Material:
>> Begin
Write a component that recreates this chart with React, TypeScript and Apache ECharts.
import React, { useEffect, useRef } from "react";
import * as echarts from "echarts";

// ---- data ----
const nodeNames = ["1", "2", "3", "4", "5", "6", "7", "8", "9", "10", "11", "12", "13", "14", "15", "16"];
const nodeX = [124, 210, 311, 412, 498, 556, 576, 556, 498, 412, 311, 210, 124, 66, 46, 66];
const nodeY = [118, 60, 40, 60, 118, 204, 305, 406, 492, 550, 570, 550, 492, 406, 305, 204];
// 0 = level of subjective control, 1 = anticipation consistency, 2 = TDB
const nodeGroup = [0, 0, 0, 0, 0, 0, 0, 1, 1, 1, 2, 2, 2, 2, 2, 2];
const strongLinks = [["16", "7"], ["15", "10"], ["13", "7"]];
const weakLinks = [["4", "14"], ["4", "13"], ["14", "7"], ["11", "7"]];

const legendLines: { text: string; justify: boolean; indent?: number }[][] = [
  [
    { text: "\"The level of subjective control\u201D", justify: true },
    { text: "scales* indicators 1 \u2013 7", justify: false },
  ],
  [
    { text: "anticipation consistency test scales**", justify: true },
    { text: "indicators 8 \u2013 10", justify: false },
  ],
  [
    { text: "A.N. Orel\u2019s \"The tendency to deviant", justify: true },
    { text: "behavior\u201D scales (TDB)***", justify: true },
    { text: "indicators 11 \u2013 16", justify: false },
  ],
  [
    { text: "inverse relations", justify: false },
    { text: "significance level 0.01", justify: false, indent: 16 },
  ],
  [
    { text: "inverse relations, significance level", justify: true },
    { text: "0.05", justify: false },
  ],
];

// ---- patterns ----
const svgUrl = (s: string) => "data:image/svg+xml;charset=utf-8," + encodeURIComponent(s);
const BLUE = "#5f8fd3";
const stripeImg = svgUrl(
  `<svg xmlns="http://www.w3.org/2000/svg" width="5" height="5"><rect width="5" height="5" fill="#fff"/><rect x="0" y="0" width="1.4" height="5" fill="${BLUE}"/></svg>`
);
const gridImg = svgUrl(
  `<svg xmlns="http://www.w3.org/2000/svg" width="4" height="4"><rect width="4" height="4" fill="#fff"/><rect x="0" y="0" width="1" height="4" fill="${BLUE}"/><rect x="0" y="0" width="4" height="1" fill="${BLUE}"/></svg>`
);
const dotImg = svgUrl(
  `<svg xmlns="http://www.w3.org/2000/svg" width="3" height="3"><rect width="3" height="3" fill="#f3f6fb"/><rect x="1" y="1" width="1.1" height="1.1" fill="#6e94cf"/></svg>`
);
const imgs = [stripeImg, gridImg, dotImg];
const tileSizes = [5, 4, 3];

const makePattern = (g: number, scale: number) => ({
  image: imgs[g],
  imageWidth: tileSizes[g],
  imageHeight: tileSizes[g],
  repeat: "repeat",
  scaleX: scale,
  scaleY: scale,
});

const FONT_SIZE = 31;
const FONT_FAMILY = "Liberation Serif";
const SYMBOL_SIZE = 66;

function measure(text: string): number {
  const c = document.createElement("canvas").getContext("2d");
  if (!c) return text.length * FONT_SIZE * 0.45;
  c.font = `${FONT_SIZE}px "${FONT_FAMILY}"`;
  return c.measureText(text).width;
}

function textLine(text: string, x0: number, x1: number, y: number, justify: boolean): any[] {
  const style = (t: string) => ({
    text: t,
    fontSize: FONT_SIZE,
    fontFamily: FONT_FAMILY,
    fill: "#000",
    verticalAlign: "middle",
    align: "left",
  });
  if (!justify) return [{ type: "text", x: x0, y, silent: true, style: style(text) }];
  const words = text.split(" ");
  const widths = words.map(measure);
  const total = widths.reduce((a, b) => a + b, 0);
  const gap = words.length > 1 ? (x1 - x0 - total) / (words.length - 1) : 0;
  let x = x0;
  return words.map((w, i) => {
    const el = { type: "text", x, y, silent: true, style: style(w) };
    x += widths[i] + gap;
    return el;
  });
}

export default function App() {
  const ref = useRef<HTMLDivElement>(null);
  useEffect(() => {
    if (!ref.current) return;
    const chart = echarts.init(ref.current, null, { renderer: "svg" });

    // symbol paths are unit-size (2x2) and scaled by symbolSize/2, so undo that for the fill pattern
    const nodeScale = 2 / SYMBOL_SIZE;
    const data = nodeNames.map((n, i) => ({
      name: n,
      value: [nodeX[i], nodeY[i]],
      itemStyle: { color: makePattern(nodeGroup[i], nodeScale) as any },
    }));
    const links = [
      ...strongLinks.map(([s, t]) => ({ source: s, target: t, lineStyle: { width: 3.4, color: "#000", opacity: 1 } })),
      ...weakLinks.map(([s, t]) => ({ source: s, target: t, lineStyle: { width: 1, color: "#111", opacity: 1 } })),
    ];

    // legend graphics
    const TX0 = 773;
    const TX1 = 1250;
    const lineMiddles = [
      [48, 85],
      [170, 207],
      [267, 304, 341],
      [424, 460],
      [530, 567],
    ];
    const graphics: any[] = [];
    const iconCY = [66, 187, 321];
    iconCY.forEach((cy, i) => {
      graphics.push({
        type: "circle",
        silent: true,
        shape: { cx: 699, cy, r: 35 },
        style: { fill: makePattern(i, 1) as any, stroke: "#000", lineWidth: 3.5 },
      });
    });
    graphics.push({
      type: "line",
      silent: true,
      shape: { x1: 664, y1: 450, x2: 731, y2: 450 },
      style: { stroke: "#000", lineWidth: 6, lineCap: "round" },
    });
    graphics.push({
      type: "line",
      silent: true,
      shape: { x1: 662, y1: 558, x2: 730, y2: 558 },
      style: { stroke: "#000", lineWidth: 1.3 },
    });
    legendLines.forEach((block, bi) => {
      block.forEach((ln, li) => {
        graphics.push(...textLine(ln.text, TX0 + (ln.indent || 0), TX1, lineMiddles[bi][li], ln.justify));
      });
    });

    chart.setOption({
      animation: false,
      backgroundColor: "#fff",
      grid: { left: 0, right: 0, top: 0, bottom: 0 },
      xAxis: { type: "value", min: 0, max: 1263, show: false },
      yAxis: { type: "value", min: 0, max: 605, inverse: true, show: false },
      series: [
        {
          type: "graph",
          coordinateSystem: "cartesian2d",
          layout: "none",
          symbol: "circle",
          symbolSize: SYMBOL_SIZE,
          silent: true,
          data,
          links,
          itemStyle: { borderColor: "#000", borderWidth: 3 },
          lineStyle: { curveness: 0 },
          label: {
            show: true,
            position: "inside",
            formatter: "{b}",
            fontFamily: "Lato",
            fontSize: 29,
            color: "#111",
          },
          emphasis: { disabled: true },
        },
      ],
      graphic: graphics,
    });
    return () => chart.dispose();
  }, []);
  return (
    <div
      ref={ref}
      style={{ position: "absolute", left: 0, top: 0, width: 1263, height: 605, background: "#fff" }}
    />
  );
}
>> End
Required task:
Produce the lines from the top of the listing through the "import * as" line exactly as they appear, with no additional output.

Task solution:
Write a component that recreates this chart with React, TypeScript and Apache ECharts.
import React, { useEffect, useRef } from "react";
import * as echarts from "echarts";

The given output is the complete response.